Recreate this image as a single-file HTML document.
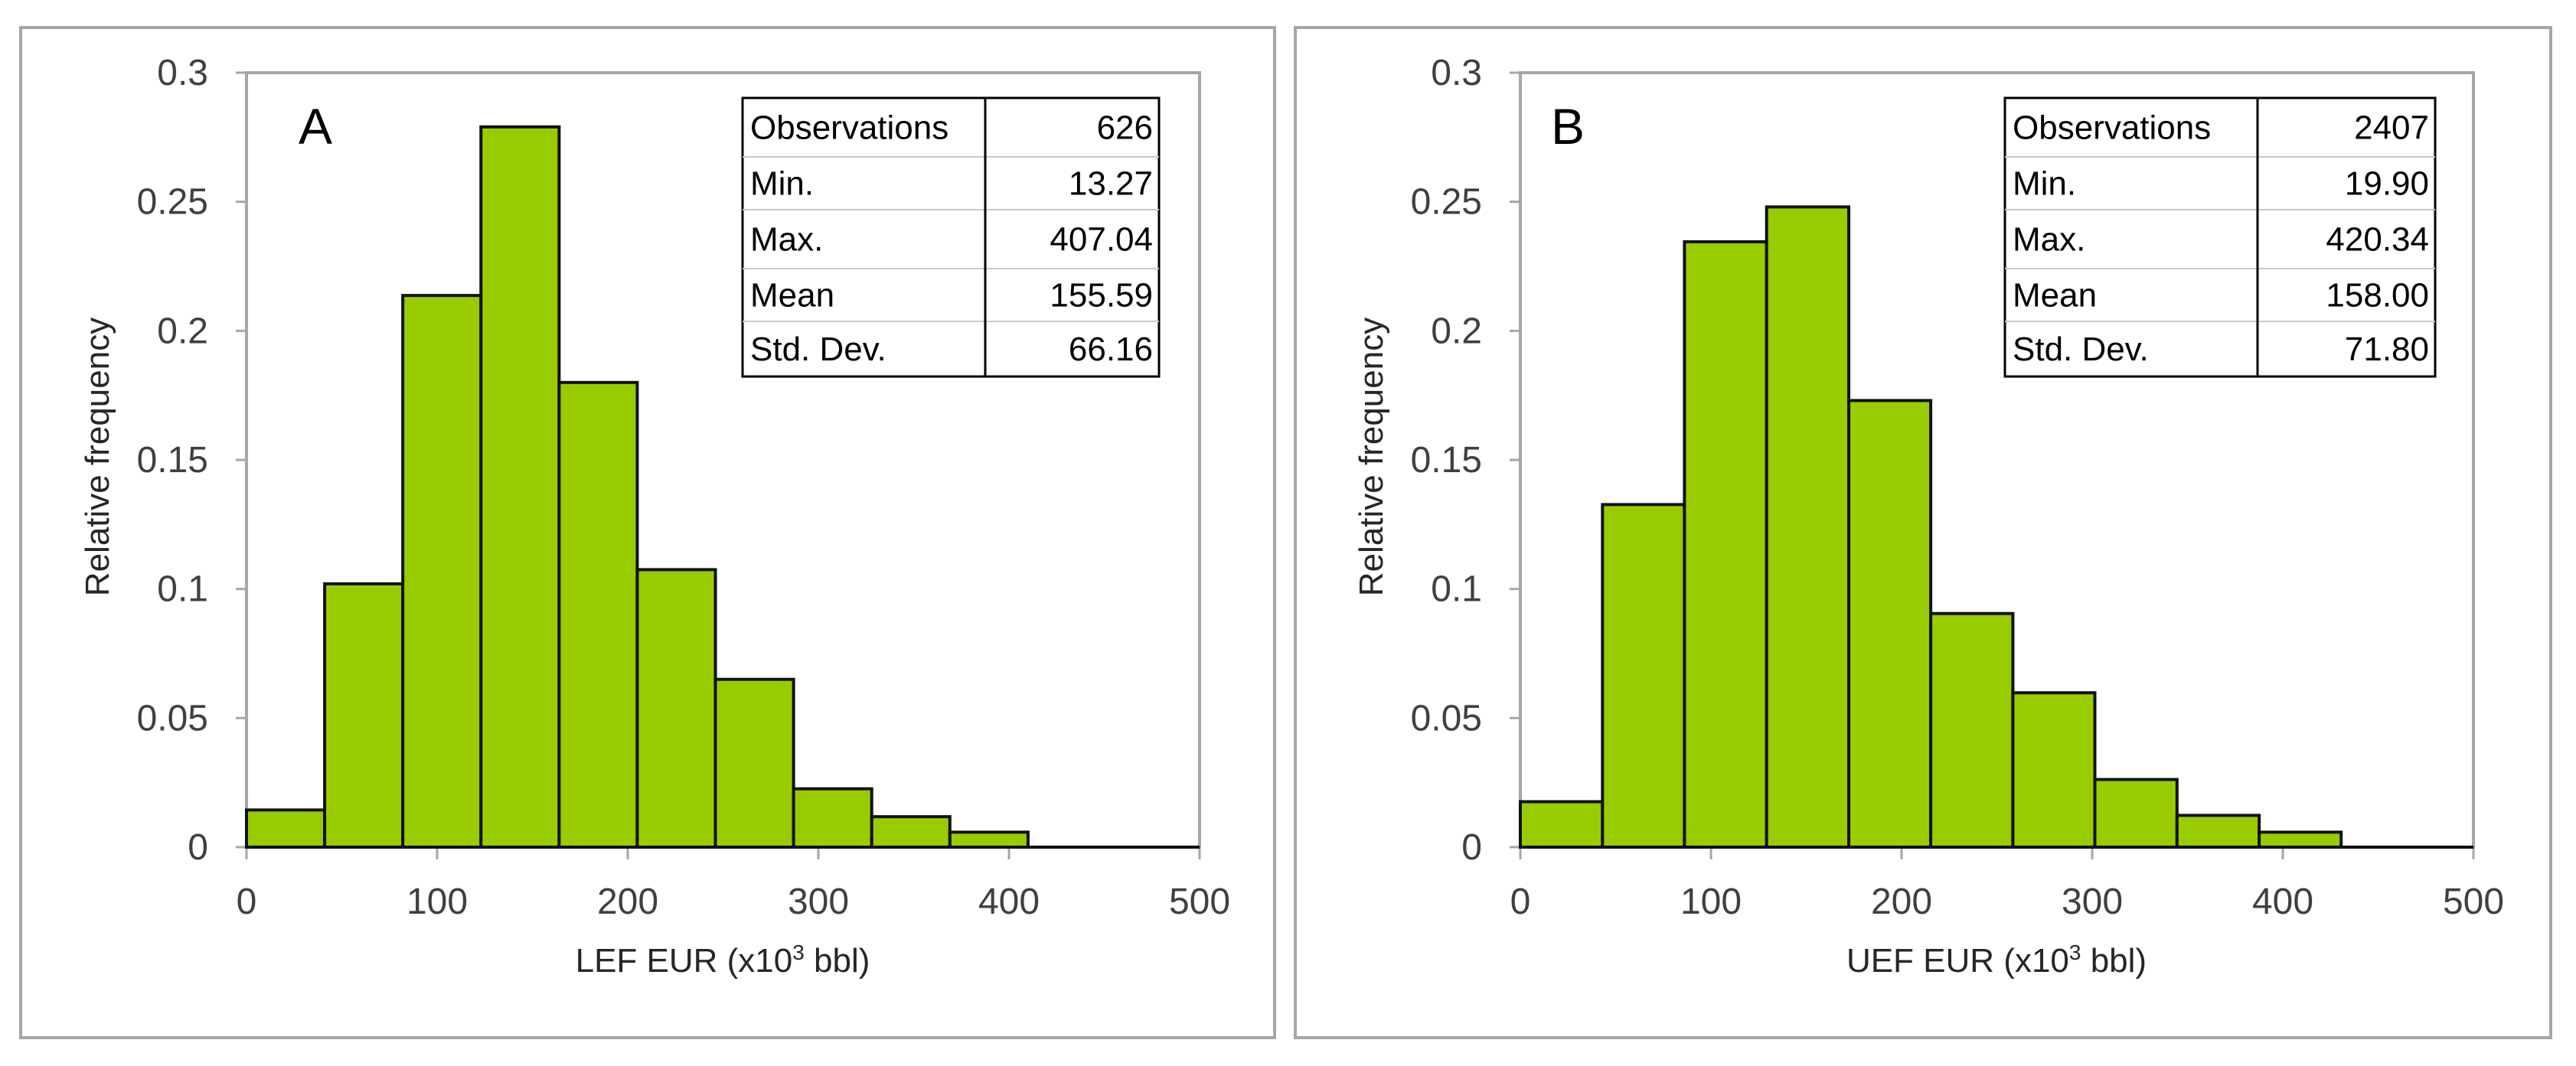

- - - -

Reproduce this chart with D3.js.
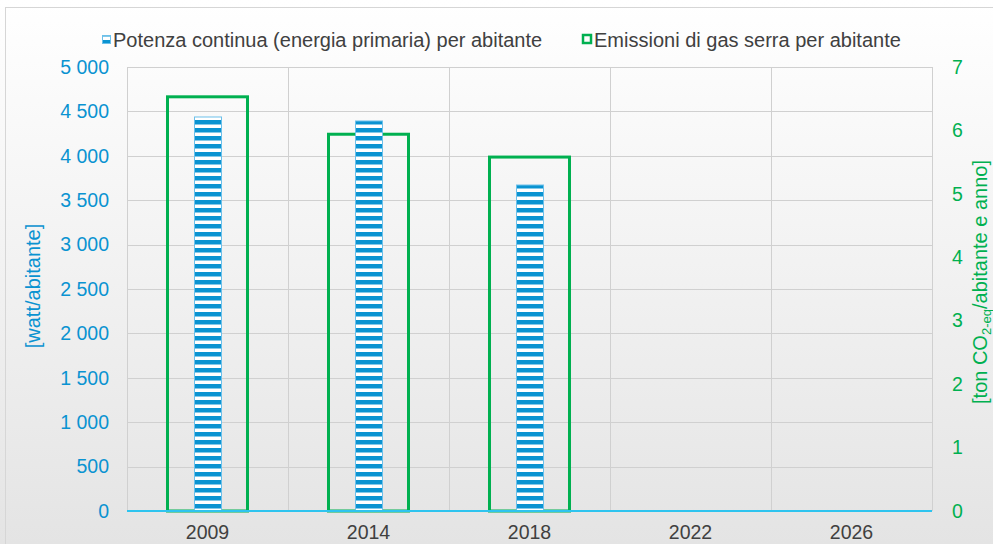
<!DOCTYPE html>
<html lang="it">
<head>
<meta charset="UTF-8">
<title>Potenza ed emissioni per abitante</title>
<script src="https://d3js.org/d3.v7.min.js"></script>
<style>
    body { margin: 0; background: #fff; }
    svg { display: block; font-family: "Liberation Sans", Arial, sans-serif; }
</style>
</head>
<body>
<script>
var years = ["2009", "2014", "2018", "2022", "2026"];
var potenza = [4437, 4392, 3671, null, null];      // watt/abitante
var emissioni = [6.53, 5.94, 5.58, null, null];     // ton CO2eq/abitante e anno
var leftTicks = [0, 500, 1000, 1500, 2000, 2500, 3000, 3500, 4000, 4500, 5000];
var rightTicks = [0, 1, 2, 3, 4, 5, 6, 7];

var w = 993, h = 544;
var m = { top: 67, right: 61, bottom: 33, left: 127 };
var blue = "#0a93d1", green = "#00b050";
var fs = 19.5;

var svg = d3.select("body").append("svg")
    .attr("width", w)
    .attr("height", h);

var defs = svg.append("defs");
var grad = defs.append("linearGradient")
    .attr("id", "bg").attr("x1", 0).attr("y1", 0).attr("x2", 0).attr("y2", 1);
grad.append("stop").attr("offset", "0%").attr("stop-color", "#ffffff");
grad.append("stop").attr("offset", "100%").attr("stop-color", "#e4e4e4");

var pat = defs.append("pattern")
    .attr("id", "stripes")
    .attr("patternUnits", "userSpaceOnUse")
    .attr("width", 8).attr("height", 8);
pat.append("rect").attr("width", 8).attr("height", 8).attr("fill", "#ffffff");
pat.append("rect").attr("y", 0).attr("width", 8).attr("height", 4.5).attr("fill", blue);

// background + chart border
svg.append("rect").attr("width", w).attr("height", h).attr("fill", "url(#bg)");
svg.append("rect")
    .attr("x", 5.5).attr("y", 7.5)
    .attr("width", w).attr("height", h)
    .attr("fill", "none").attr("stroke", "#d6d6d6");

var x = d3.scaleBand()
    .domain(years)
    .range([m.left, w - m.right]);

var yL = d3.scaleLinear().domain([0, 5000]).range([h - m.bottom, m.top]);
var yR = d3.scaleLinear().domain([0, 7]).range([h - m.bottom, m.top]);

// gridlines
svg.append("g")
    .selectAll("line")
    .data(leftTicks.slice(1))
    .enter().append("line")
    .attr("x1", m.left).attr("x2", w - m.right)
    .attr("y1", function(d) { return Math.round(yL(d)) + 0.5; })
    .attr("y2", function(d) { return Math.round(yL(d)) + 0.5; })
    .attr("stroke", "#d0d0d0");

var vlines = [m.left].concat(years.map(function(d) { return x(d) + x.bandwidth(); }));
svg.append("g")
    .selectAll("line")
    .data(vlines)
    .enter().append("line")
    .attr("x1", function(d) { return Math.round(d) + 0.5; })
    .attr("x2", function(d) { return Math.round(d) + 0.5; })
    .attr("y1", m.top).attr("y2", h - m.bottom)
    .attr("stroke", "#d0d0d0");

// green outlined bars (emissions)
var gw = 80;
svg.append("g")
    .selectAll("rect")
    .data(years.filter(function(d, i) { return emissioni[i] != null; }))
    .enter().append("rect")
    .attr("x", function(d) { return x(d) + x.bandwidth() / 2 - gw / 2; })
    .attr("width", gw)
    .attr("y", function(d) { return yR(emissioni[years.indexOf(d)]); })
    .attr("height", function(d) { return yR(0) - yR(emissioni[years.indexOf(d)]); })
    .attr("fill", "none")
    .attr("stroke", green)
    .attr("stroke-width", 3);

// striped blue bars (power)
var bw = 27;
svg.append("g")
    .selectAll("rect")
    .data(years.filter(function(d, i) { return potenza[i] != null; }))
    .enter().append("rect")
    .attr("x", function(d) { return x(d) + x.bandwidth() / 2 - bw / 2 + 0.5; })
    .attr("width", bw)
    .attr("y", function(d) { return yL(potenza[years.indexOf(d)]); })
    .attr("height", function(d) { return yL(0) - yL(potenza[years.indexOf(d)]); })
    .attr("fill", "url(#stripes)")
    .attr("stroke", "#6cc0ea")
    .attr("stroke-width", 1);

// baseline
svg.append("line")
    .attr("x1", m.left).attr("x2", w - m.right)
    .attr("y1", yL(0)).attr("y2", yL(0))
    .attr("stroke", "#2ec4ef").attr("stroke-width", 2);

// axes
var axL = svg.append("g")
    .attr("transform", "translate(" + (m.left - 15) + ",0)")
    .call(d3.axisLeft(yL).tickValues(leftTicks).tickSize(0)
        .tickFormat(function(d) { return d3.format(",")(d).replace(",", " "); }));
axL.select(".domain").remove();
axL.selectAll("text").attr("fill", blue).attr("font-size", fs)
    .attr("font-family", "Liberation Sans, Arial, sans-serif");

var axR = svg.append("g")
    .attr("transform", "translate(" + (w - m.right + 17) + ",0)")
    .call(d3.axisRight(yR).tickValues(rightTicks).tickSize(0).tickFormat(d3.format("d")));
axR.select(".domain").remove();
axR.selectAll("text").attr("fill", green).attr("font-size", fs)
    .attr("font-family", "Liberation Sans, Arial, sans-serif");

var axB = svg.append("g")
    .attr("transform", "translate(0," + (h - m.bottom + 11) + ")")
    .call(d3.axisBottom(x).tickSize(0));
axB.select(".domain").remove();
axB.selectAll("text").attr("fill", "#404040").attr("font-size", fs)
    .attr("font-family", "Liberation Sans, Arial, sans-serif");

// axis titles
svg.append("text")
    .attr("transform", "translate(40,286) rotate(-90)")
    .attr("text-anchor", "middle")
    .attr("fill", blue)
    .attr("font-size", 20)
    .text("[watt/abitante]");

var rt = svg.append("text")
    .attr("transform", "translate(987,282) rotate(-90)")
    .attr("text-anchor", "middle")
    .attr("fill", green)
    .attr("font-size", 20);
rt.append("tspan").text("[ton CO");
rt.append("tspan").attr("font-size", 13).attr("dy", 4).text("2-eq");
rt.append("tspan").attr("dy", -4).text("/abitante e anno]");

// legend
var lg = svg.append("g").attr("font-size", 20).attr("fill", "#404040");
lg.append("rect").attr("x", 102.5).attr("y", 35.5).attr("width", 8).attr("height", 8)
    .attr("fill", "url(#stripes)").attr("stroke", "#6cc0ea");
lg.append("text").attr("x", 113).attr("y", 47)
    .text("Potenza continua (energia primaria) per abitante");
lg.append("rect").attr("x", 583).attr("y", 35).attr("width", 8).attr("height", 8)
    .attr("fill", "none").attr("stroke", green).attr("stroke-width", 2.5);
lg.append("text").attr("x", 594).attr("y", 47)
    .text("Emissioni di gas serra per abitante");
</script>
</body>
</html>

- - - -

● **Direction**
Look through the data above. Each line containing the word "chart" needs to be copied.

● **Task answer**
Reproduce this chart with D3.js.
// background + chart border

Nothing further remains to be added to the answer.